BURRILLVILLE – After completing projects aimed at improving their communities, from labor at a local church, to the cleanup of a town cemetery, four members of Burrillville’s Pack 102 have earned their Eagle Scout Awards.
Paul Miller, Jacob Gadsby, Peter Spencer and Patrick Sylvester were officially pinned during an elevation ceremony at the Assembly Theatre on Saturday, Sept. 28.
Their projects varied in scope and direction, but all were planned, organized and managed by the scouts themselves with a focus on demonstrating leadership and commitment to duty.
Miller’s Eagle project was a dedication to the late coach and educator Wilfred “Skee” Carter, who died suddenly in 2013. Carter coached the Burrillville High School Varsity Baseball team for 22 years, the Middle and High School Cross Country teams and the Middle School Basketball team.
Miller built a sitting area with granite bench and pillar at the Burrillville Middle School with a memorial plaque in Carter’s honor.
Gadsby focused his efforts at a town church, working over two weekends along with fellow Eagle Scout Robert Card; his dad, Michael Gadsby; his grandfather, Edward Laplume; and his uncle, Michael Laplume. The group replaced the railings on the front and side of the rectory porch at Our Lady of Good Help Church.

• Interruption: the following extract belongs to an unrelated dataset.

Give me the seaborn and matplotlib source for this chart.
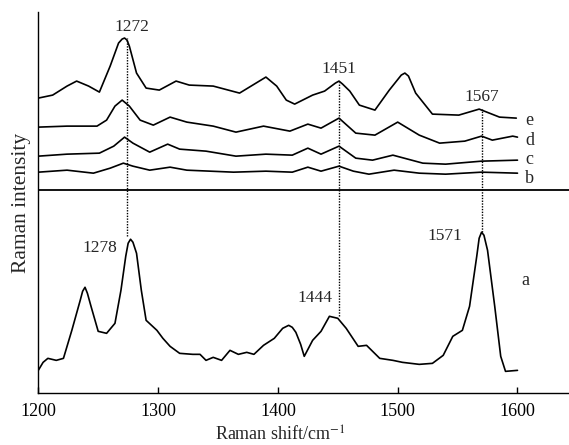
import seaborn as sns
import matplotlib.pyplot as plt
import pandas as pd
import numpy as np

# spectrum a (bottom panel)
a_shift = [1200, 1204, 1208, 1215, 1221, 1228, 1235, 1237, 1239, 1241, 1244, 1250, 1257, 1264,
           1269, 1273, 1275, 1277, 1279, 1282, 1286, 1290, 1299, 1304, 1310, 1318, 1329, 1335,
           1340, 1346, 1353, 1360, 1367, 1374, 1380, 1388, 1397, 1404, 1409, 1412, 1415, 1419,
           1422, 1429, 1436, 1443, 1450, 1457, 1467, 1474, 1485, 1496, 1504, 1518, 1529, 1538,
           1546, 1554, 1560, 1566, 1568, 1570, 1572, 1575, 1581, 1586, 1590, 1600]
a_int = [23, 31, 35, 33, 35, 63, 93, 102, 106, 100, 87, 62, 60, 70,
         103, 137, 150, 154, 151, 140, 103, 73, 63, 55, 47, 40, 39, 39,
         33, 36, 33, 43, 39, 41, 39, 48, 55, 65, 68, 66, 61, 49,
         37, 53, 62, 77, 75, 65, 47, 48, 35, 33, 31, 29, 30, 38,
         57, 63, 87, 137, 155, 161, 158, 143, 87, 37, 22, 23]

# spectra b-e (upper panel, stacked)
e_shift = [1200, 1212, 1224, 1232, 1242, 1251, 1260, 1267, 1270, 1272, 1274, 1276, 1282, 1290,
           1301, 1315, 1326, 1346, 1368, 1379, 1390, 1399, 1407, 1414, 1429, 1439, 1448, 1451,
           1454, 1460, 1468, 1481, 1493, 1503, 1506, 1509, 1515, 1529, 1551, 1568, 1585, 1599]
e_int = [295, 298, 307, 312, 307, 301, 327, 350, 354, 355, 353, 347, 320, 305,
         303, 312, 308, 307, 300, 308, 316, 307, 293, 289, 298, 302, 310, 312,
         309, 302, 288, 283, 303, 318, 320, 317, 300, 279, 278, 284, 276, 275]

d_shift = [1200, 1224, 1249, 1257, 1264, 1270, 1276, 1285, 1296, 1310, 1324, 1346, 1365, 1388,
           1410, 1425, 1436, 1451, 1465, 1481, 1500, 1518, 1535, 1556, 1570, 1579, 1596, 1600]
d_int = [266, 267, 267, 273, 287, 293, 287, 273, 268, 276, 271, 267, 261, 267,
         262, 269, 265, 275, 260, 258, 271, 258, 250, 252, 257, 253, 257, 256]

c_shift = [1200, 1224, 1251, 1263, 1272, 1279, 1293, 1308, 1318, 1340, 1365, 1390, 1412, 1425,
           1436, 1451, 1465, 1479, 1496, 1521, 1540, 1570, 1600]
c_int = [237, 239, 240, 247, 256, 250, 241, 249, 244, 242, 237, 239, 238, 245,
         239, 247, 235, 233, 238, 230, 229, 232, 233]

b_shift = [1200, 1224, 1246, 1260, 1271, 1279, 1293, 1310, 1324, 1363, 1390, 1412, 1425, 1436,
           1451, 1463, 1476, 1497, 1518, 1540, 1570, 1600]
b_int = [221, 223, 220, 225, 230, 227, 223, 226, 223, 221, 222, 221, 226, 222,
         227, 222, 219, 223, 220, 219, 221, 220]

spectra = {"a": (a_shift, a_int), "b": (b_shift, b_int), "c": (c_shift, c_int),
           "d": (d_shift, d_int), "e": (e_shift, e_int)}

# peak labels and dotted guide lines
peak_labels = ["1272", "1451", "1567", "1278", "1444", "1571"]
label_x = [1278, 1451, 1570, 1251, 1431, 1539]
label_y = [366, 324, 296, 145, 95, 157]
guide_x = [1274, 1451, 1570]
guide_lo = [157, 77, 161]
guide_hi = [355, 311, 284]

curve_names = ["a", "b", "c", "d", "e"]
name_x = [1607, 1610, 1610, 1610, 1610]
name_y = [113, 215, 234, 253, 273]

rows = []
for name, (xs, ys) in spectra.items():
    for x, y in zip(xs, ys):
        rows.append({"shift": x, "intensity": y, "curve": name})
df = pd.DataFrame(rows)

sns.set_theme(style="ticks")
plt.rcParams["font.family"] = ["Liberation Serif", "DejaVu Serif"]
plt.rcParams["mathtext.fontset"] = "stix"

fig = plt.figure(figsize=(5.69, 4.45), dpi=100)
ax = fig.add_axes([0.0673, 0.116, 0.9327, 0.857])

sns.lineplot(data=df, x="shift", y="intensity", units="curve", estimator=None,
             color="black", lw=1.2, sort=False, ax=ax)

ax.axhline(203, color="black", lw=1.3)
ax.vlines(guide_x, guide_lo, guide_hi, colors="black", linestyles=(0, (1, 1)), lw=1.0)

for t, x, y in zip(peak_labels, label_x, label_y):
    ax.text(x, y, t, ha="center", va="center", fontsize=12.5)
for t, x, y in zip(curve_names, name_x, name_y):
    ax.text(x, y, t, ha="center", va="center", fontsize=13)

ax.set_xlim(1200, 1643)
ax.set_ylim(0, 381)
ax.set_xticks([1200, 1300, 1400, 1500, 1600])
ax.set_yticks([])
ax.tick_params(axis="x", direction="in", length=4, width=1, labelsize=13, pad=7, colors="black")
for s in ["top", "right"]:
    ax.spines[s].set_visible(False)
for s in ["left", "bottom"]:
    ax.spines[s].set_color("black")
    ax.spines[s].set_linewidth(1.0)
ax.set_xlabel("Raman shift/cm$^{-1}$", fontsize=13, labelpad=4)
ax.xaxis.set_label_coords(0.455, -0.085)
ax.set_ylabel("Raman intensity", fontsize=15.5, labelpad=5)

fig.savefig("out.png", dpi=100)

The Catholic Church is located on Victory Highway in Mapleville.
Spencer’s ambitious project benefited the Rhode Island Department of Environmental Management’s State Lands Management group – along with future hikers on the North South Trail.
The scout worked with RIDEM representative Jeff Arnold to create signage along the roughly 10-mile section of the trail that runs through Burrillville in the George Washington and Buck Hill Management areas. His numbered signs correlate with GPS coordinates and will be entered in the state’s 911 database to help expedite rescue services.
Spencer had to follow RIDEM and the State Lands Management Council’s specifications for size and coloring, using a router and paint to create the numbers, and stenciling the name of the trail and town onto 34 wooden signs, then sealing them for weather proofing. He hung the markers on trees with outdoor lag screws for durability. Hikers in need of assistance will be able to provide rescue services with a sign number enabling a faster response.
Sylvester’s project targeted a large, overgrown cemetery in desperate need of a cleanup.
The scout worked with Betty Mencucci of the Burrillville Historical Cemetery Commission to organize a cleanup historical cemetery #24 on East Avenue.
Family and friends congratulated the scouts on their achievement this week, and it was a crowded stage as parents joined the scouts for the pinning.
The Town Council also acknowledged the scouts, passing proclamations in the honor at a meeting in August.
“That’s pretty impressive when you have four Eagle Scouts coming out the same year from a little troop in Burrillville,” noted Town Council Presiden John Pacheco.
Since its inception in 1911, only four percent of Scouts have earned the rank of Eagle. Scouts must have at least 21 merit badges to be eligible for the rank and projects are subject to a lengthy review process.